しつこいようですが、そこに個人の「好み」がはいりこむ余地はありません。好みを排して物に向かい合うことが求められます。 

おいしさの本質をつかみとり、判断力を身につけるためには、とにかく食べて食べて食べまくるしかありません。音楽であれば聴く、絵画であれば見る、食べ物であれば食べる、ただひたすら聴く、見る、食べる、それしかありません。出来立てのマカロンも食べる、時間をおいた、あるいは日にちの経ったものも食べる、常温で食べる、冷蔵状態で食べる、空腹の時に食べる、満腹の時に食べる、食べては作り作っては食べる、成功したものも失敗したものも食べる、人の作ったものも色々と食べる、そうした経験をたくさん積むことでしかそのおいしさの本質はつかむことができません。 

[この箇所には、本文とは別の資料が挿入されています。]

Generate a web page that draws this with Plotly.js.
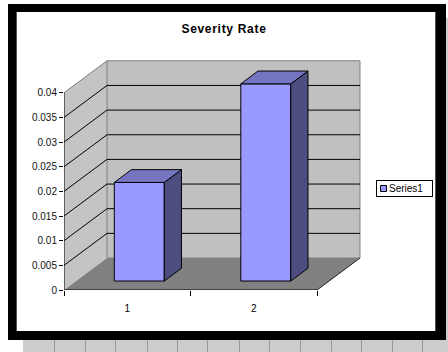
<!DOCTYPE html>
<html>
<head>
<meta charset="utf-8">
<script src="https://cdn.plot.ly/plotly-3.0.1.min.js"></script>
<style>
  html, body { margin:0; padding:0; background:#fff; }
  #stage { position:relative; width:448px; height:352px; overflow:hidden; }
  .abs { position:absolute; }
  #chart { position:absolute; left:0; top:0; width:448px; height:352px; }
  #chart .gtitle { letter-spacing:0.7px; }
</style>
</head>
<body>
<div id="stage">
  <div class="abs" style="left:8px;top:4px;width:438px;height:336px;background:#000;"></div>
  <div class="abs" style="left:16px;top:12px;width:418px;height:319px;background:#fff;border-left:1px solid #555;border-right:1px solid #555;"></div>
  <div class="abs" id="sheet" style="left:23px;top:340px;width:425px;height:12px;background:#cdcdcd;"></div>
  <div class="abs" style="left:446px;top:18px;width:2px;height:334px;background:#cdcdcd;"></div>
  <div id="chart"></div>
</div>
<script>
// ---- data ----
const categories = [1, 2];
const categoryLabels = ['1', '2'];
const severity = [0.02, 0.04];
const seriesName = 'Series1';
const chartTitle = 'Severity Rate';
const yTickVals = [0, 0.005, 0.01, 0.015, 0.02, 0.025, 0.03, 0.035, 0.04];
const yTickText = ['0', '0.005', '0.01', '0.015', '0.02', '0.025', '0.03', '0.035', '0.04'];
const categoryBounds = [0.5, 1.5, 2.5];

// ---- spreadsheet grid decoration ----
const sheetLines = [54, 85, 115, 147, 177, 207, 239, 269, 300, 331, 361, 392, 422];
const sheet = document.getElementById('sheet');
sheetLines.forEach(function (px) {
  const d = document.createElement('div');
  d.className = 'abs';
  d.style.cssText = 'left:' + (px - 23) + 'px;top:0;width:1px;height:12px;background:#999;';
  sheet.appendChild(d);
});

// ---- 3D oblique geometry (axis units) ----
const PX_PER_CAT = 126.5, PX_PER_UNIT = 4930;
const DX = 43 / PX_PER_CAT;      // depth offset in category units
const DY = 32 / PX_PER_UNIT;     // depth offset in value units
const F0 = 0.28;                 // bar front plane (fraction of depth)
const BD = 0.40;                 // bar depth (fraction of depth)
const BW = 0.395;                // bar width (category units)
const WALL_TOP = yTickVals[yTickVals.length - 1];
const X0 = categoryBounds[0], X1 = categoryBounds[categoryBounds.length - 1];

const base = F0 * DY;
const front = {
  type: 'bar', name: seriesName,
  x: categories.map(c => c + F0 * DX),
  y: severity, base: base, width: BW,
  marker: { color: '#9999ff', line: { color: '#000', width: 1 } },
  hoverinfo: 'skip', showlegend: true
};

const sx = [], sy = [], tx = [], ty = [];
categories.forEach(function (c, i) {
  const xl = c + F0 * DX - BW / 2, xr = c + F0 * DX + BW / 2;
  const top = base + severity[i];
  const ox = BD * DX, oy = BD * DY;
  sx.push(xr, xr + ox, xr + ox, xr, xr, null);
  sy.push(base, base + oy, top + oy, top, base, null);
  tx.push(xl, xr, xr + ox, xl + ox, xl, null);
  ty.push(top, top, top + oy, top + oy, top, null);
});
const side = { type: 'scatter', mode: 'lines', x: sx, y: sy, fill: 'toself', fillcolor: '#4d4d80',
  line: { color: '#000', width: 1 }, showlegend: false, hoverinfo: 'skip' };
const topFace = { type: 'scatter', mode: 'lines', x: tx, y: ty, fill: 'toself', fillcolor: '#7575c2',
  line: { color: '#000', width: 1 }, showlegend: false, hoverinfo: 'skip' };

// ---- walls, floor and gridlines ----
const shapes = [];
function line(xa, ya, xb, yb, color) {
  shapes.push({ type: 'line', layer: 'below', xref: 'x', yref: 'y', x0: xa, y0: ya, x1: xb, y1: yb,
    line: { color: color, width: 1 } });
}
shapes.push({ type: 'path', layer: 'below', xref: 'x', yref: 'y',
  path: 'M' + X0 + ',0 L' + (X0 + DX) + ',' + DY + ' L' + (X0 + DX) + ',' + (WALL_TOP + DY) + ' L' + X0 + ',' + WALL_TOP + ' Z',
  fillcolor: '#c4c4c4', line: { width: 0 } });
shapes.push({ type: 'rect', layer: 'below', xref: 'x', yref: 'y', x0: X0 + DX, x1: X1 + DX, y0: DY, y1: WALL_TOP + DY,
  fillcolor: '#c0c0c0', line: { color: '#808080', width: 1 } });
shapes.push({ type: 'path', layer: 'below', xref: 'x', yref: 'y',
  path: 'M' + X0 + ',0 L' + X1 + ',0 L' + (X1 + DX) + ',' + DY + ' L' + (X0 + DX) + ',' + DY + ' Z',
  fillcolor: '#808080', line: { width: 0 } });
yTickVals.slice(1, -1).forEach(function (v) {
  line(X0 + DX, v + DY, X1 + DX, v + DY, '#000');
  line(X0, v, X0 + DX, v + DY, '#000');
});
line(X0, WALL_TOP, X0 + DX, WALL_TOP + DY, '#808080');
line(X1, 0, X1 + DX, DY, '#222');
line(X0, 0, X1, 0, '#000');
line(X0, 0, X0, WALL_TOP, '#000');

const FONT = 'Liberation Sans, Arial, sans-serif';
const layout = {
  width: 448, height: 352,
  margin: { l: 64, r: 64, t: 50, b: 62, pad: 0, autoexpand: false },
  paper_bgcolor: 'rgba(0,0,0,0)', plot_bgcolor: 'rgba(0,0,0,0)',
  title: { text: '<b>' + chartTitle + '</b>', font: { family: FONT, size: 12, color: '#000' },
    x: 0.5, xref: 'container', xanchor: 'center', y: 1 - 29 / 352, yref: 'container', yanchor: 'middle' },
  xaxis: { range: [X0, X0 + 320 / PX_PER_CAT], tickvals: categories, ticktext: categoryLabels,
    ticks: 'outside', ticklen: 9, tickcolor: 'rgba(0,0,0,0)', showgrid: false, zeroline: false, showline: false,
    tickfont: { family: FONT, size: 10, color: '#000' }, fixedrange: true,
    minor: { tickvals: categoryBounds, ticks: 'outside', ticklen: 5, tickcolor: '#000', tickwidth: 1, showgrid: false } },
  yaxis: { range: [0, 240 / PX_PER_UNIT], tickvals: yTickVals, ticktext: yTickText,
    ticks: 'outside', ticklen: 4, tickcolor: '#000', showgrid: false, zeroline: false, showline: false,
    tickfont: { family: FONT, size: 10, color: '#111' }, fixedrange: true },
  showlegend: true,
  legend: { xref: 'container', yref: 'container', x: 376 / 448, y: 1 - 180 / 352, xanchor: 'left', yanchor: 'top',
    bgcolor: '#fff', bordercolor: '#000', borderwidth: 1, font: { family: FONT, size: 10, color: '#000' } },
  shapes: shapes
};

function compactLegend() {
  const leg = document.querySelector('#chart .legend');
  if (!leg) return;
  leg.setAttribute('transform', 'translate(376,180)');
  const bg = leg.querySelector('rect.bg');
  if (bg) { bg.setAttribute('x', 0.5); bg.setAttribute('y', 0.5); bg.setAttribute('width', 56); bg.setAttribute('height', 16); }
  const sb = leg.querySelector('.scrollbox');
  if (sb) sb.setAttribute('transform', 'translate(0,0)');
  leg.querySelectorAll('.traces').forEach(function (t) { t.setAttribute('transform', 'translate(0,8.5)'); });
  leg.querySelectorAll('.legendpoints path').forEach(function (p) {
    p.setAttribute('transform', 'translate(7.5,0) scale(0.5)');
    p.style.strokeWidth = '2px';
    p.style.stroke = '#000';
  });
  leg.querySelectorAll('.legendtext').forEach(function (t) { t.setAttribute('x', 13); });
}

Plotly.newPlot('chart', [front, side, topFace], layout, { staticPlot: true, displayModeBar: false })
  .then(compactLegend);
</script>
</body>
</html>
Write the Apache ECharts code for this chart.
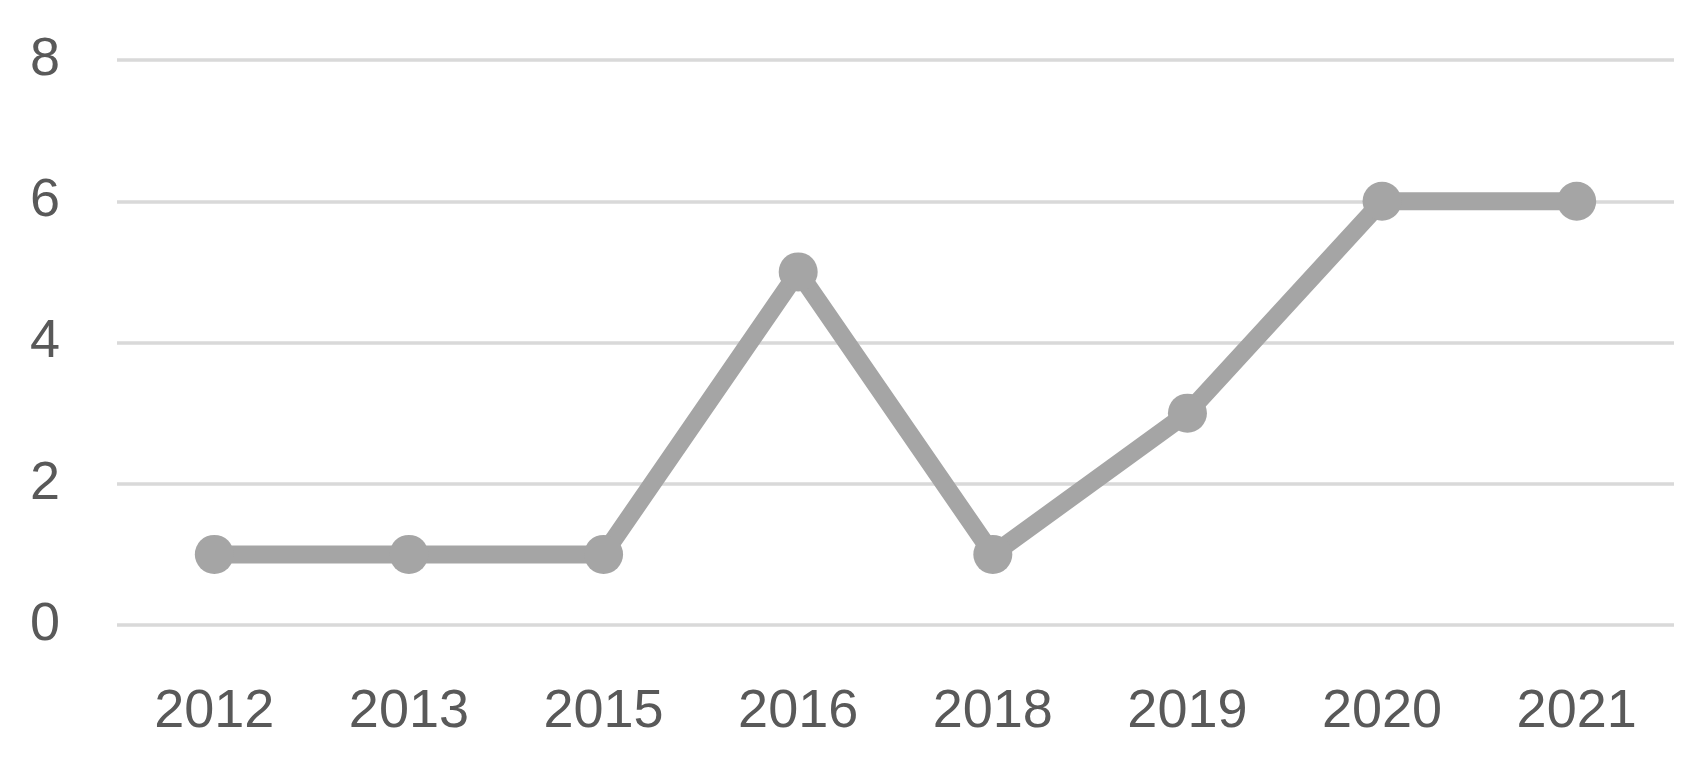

それだけではなく、このマカロンという素晴らしいお菓子を生み出した文化にも理解が必要です。あるいは少なくとも興味を持つことが必要です。フランスの食文化、ひいてはそれを生み出したフランスの文化、マカロンというお菓子がいつどこでどう食べられているか、彼らが何をどう考え、どんな生活をしているかといったことも知っておく必要があります。 

考えてもみましょう。フランス人が和菓子を学んでフランスで和菓子の店を出したり、あるいは和菓子を教える教室を始めたとして、その人が日本の食文化、言葉、生活習慣、ものの考え方等、日本の文化をほとんど知らない、日本語も話せないし、日本語で書かれた和菓子の本も読めないとしたら、そんな人を信用できるでしょうか?その人が本当においしい和菓子を作ることができると思えるでしょうか?日本人であれば、これらはほとんど当たり前に身につけている事柄でしょう。 

料理は文化、お菓子も文化です。フランス料理もフランス菓子もフランス文化の文脈で把握されるべきものです。おいしいお菓子を作るためにはひとつのお菓子のレシピによる作り方だけではなく、ひとつひとつの材料のこと、そしてそのお菓子を生み出した文化、すなわちフランス菓子であるならば、フランスの食文化は言うまでもなく、フランスの言葉、人々の生活習慣、思想・哲学も含めたフランスの文化全体についての理解と知識が必要とされる、そうでなければ本当においしいフランス菓子を作ることはできない、と私自身は考えています。まぁ大層なことだと思われるかもしれませんが、フランスでお菓子作りを意識的におこなっている人なら、プロであろうと一般の人であろうと誰しも特に意識しなくとも当たり前に身につけていることですから、これは持つべき基本的な素養だと私は思います。